Friday the 5th Homework...was 3 pages as a word document


Matt Ellman
ENGL 3116
Winokur
11/5/2010
The Creative Mind of Paul Neave
            Neave.com is an interactive website offering a variety of activities for the users to immerse themselves in.  Its goal is to allow the computer to expand the users creativity and imagination, while at the same time, remaining a creative medium for the creator, Paul Neave.  In a section of his website, Neave explains what the website is and what he as the designer does, “I'm an Interaction Designer, which is a fancy way of saying I make interactive tools and toys: websites, games, web and mobile applications, experimental interactive art, installations and intuitive user interfaces.”  Each tab of the website is unique in its creativity, whether it is a collage of randomness or a virtual reality flower.  It could be argued that this website is nothing more than an extremely lazy means of going through normal experiences, but Neave argues that its purpose is to provide an alternative, creative means of those experiences, “I love dissolving the barriers between technology and people and making the digital world more simple, fun and human.” 
            The first feature of the website is Neave Television.  In this feature, Neave hopes to model the human mind.  The television is supposed to follow a stream of consciousness, jumping from one idea to another.  It is comprised of short, streaming video clips on a loop that have nothing to do with each other.  After watching, the user is encouraged to follow a similar thought pattern, and think of other viral videos that fit in to “not fitting in”.  Though this is not an interactive part of the digital playground, it uses the videos’ pictures and sounds to inspire the watcher to creativity similar to the creators.
            Several of Neave’s more creative and interactive hybrid pieces of art use noise as the key interface.  A microphone on the computer is required for these to work, because without the programs able to pick up outside noise, the screen will remain either black or stagnant.  These programs allow the user to expand on the creator’s art.  While Neave provides the lifeless canvas to the user, he also provides the user with a tool to turn the canvas into something.  The programs react differently and uniquely to the user’s noises, allowing the user to be original and create something that nobody has ever seen before.

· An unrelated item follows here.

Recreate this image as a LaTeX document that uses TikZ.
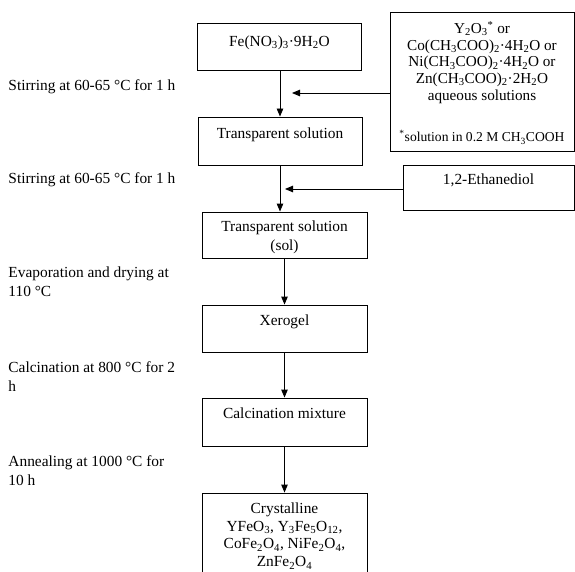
\documentclass[tikz,border=0pt]{standalone}
\usepackage{fontspec}
\setmainfont{Liberation Serif}
\usetikzlibrary{arrows.meta}
\newcommand{\sbs}[1]{\textsubscript{#1}}
\begin{document}
\begin{tikzpicture}[x=1pt,y=-1pt,line width=0.9pt,
  box/.style={draw,rectangle,inner sep=0pt},
  txt/.style={inner sep=0pt,align=center,anchor=north,font=\fontsize{15.4}{18.5}\selectfont},
  stxt/.style={inner sep=0pt,align=center,anchor=north,font=\fontsize{15.2}{16.6}\selectfont},
  ntxt/.style={inner sep=0pt,align=center,anchor=north,font=\fontsize{13.6}{15}\selectfont},
  ltxt/.style={inner sep=0pt,align=left,anchor=north west,font=\fontsize{15.4}{18.5}\selectfont},
  arr/.style={-{Triangle[length=8pt,width=6.5pt]}}]
\clip (0,0) rectangle (575,572);
% main column boxes
\node[box,minimum width=164pt,minimum height=47pt] (fe) at (279.5,46.5) {};
\node[box,minimum width=164pt,minimum height=48pt] (ts1) at (280,141) {};
\node[box,minimum width=165pt,minimum height=46pt] (ts2) at (284.5,235) {};
\node[box,minimum width=165pt,minimum height=47pt] (xer) at (284.5,328.5) {};
\node[box,minimum width=165pt,minimum height=48pt] (cal) at (284.5,422) {};
\node[box,minimum width=165pt,minimum height=107pt] (cry) at (284.5,546.5) {};
% right boxes
\node[box,minimum width=184pt,minimum height=139pt] (r1) at (482,81.5) {};
\node[box,minimum width=171pt,minimum height=45pt] (r2) at (488.5,187.5) {};
% box texts
\node[txt] (tfe) at (279.5,35.5) {Fe(NO\sbs{3})\sbs{3}·9H\sbs{2}O};
\node[txt] (tts1) at (280,127.5) {Transparent solution};
\node[txt] (tts2) at (284.5,220.5) {Transparent solution\\(sol)};
\node[txt] (txer) at (284.5,314.5) {Xerogel};
\node[txt] (tcal) at (284.5,407.5) {Calcination mixture};
\node[txt,font=\fontsize{15.4}{17.9}\selectfont] (tcry) at (284.5,502) {Crystalline\\YFeO\sbs{3}, Y\sbs{3}Fe\sbs{5}O\sbs{12},\\CoFe\sbs{2}O\sbs{4}, NiFe\sbs{2}O\sbs{4},\\ZnFe\sbs{2}O\sbs{4}};
\node[stxt] (tr1) at (482,21) {Y\sbs{2}O\sbs{3}\textsuperscript{*} or\\Co(CH\sbs{3}COO)\sbs{2}·4H\sbs{2}O or\\Ni(CH\sbs{3}COO)\sbs{2}·4H\sbs{2}O or\\Zn(CH\sbs{3}COO)\sbs{2}·2H\sbs{2}O\\aqueous solutions};
\node[ntxt] (tr1b) at (482,130) {\textsuperscript{*}solution in 0.2 M CH\sbs{3}COOH};
\node[txt] (tr2) at (488.5,173.5) {1,2-Ethanediol};
% left texts
\node[ltxt] (l1) at (8,79.5) {Stirring at 60-65 °C for 1 h};
\node[ltxt] (l2) at (8,172.5) {Stirring at 60-65 °C for 1 h};
\node[ltxt] (l3) at (8,266.5) {Evaporation and drying at\\110 °C};
\node[ltxt] (l4) at (8,361.5) {Calcination at 800 °C for 2\\h};
\node[ltxt] (l5) at (8,455.5) {Annealing at 1000 °C for\\10 h};
% connectors
\draw[arr] (fe.south -| ts1.north) -- (ts1.north);
\draw[arr] (ts1.south) -- (ts1.south |- ts2.north);
\draw[arr] (ts2.south) -- (xer.north);
\draw[arr] (xer.south) -- (cal.north);
\draw[arr] (cal.south) -- (cry.north);
\coordinate (t1) at (292,93);
\coordinate (t2) at (285,189);
\draw[arr] (r1.west |- t1) -- (t1);
\draw[arr] (r2.west |- t2) -- (t2);
\end{tikzpicture}
\end{document}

            The first and least impressive of these noise-activated programs is Neave Bounce.  Once opened, there is a black background with a bunch of different colored balls of varying sizes resting on the bottom.  As the user talks or more specifically, plays music, the balls bounce to the beats and different sounds being played.  This allows the user’s media to become multimedia, manipulating the different colors and shapes on the screen, and allowing the user to creating moving art as well.
            Neave Light is the second noise-activated feature of the website.  Neave light is very similar to Neave Bounce.  It starts with a black background, and as noise is added, an orb of light starts to shine in the middle of the screen.  As the beats and tones of the music change, so does the orb.  It will begin to shine in waves rippling out from the middle of the screen while it changes ambient colors.  This again serves to change the users media into multimedia, allowing the user to create new art.
            This final noise-activated feature of the website is Neave Dandelion.  This activity is unique in that it has the user actively participating in it.  Before the program opens, Neave gives a message, “Sit and blow at my digital dandelion seeds.  Not quite as fun as the real thing, granted, but at least here you have an endless supply of fluffy blowballs.”  After clicking the message, the screen changes to a view of an empty field with close up of a dandelion.  The program is designed to pick up the noise of the user blowing air towards the computer screen.  The harder the user blows, the more noise the computer picks up, and the harder the flower is blown back a little bit while some of the seeds blow off and float away.  The user can continue to blow at the screen until the dandelion is bare, at which pint a new flower will replace it.  The concept of an interactive, virtual flower is unique.  There may be programs where a user can point and click on a “water the flower” button to make the flower grow, but with Neave’s program, the user need not touch any part of the computer at all.  The flower also reacts in real time to the user’s actions.
            Neave’s website is all about user interaction and combining modes of media.  Some of his other features involve the user personally contributing webcam footage to a wall of different video screens each having a different effect.  The website is not only an experimental piece of art, but it allows the users to contribute to the experiment, or just experiment on their own, exploring new patterns and media combinations that nobody has ever seen before.  It is a truly unique experience.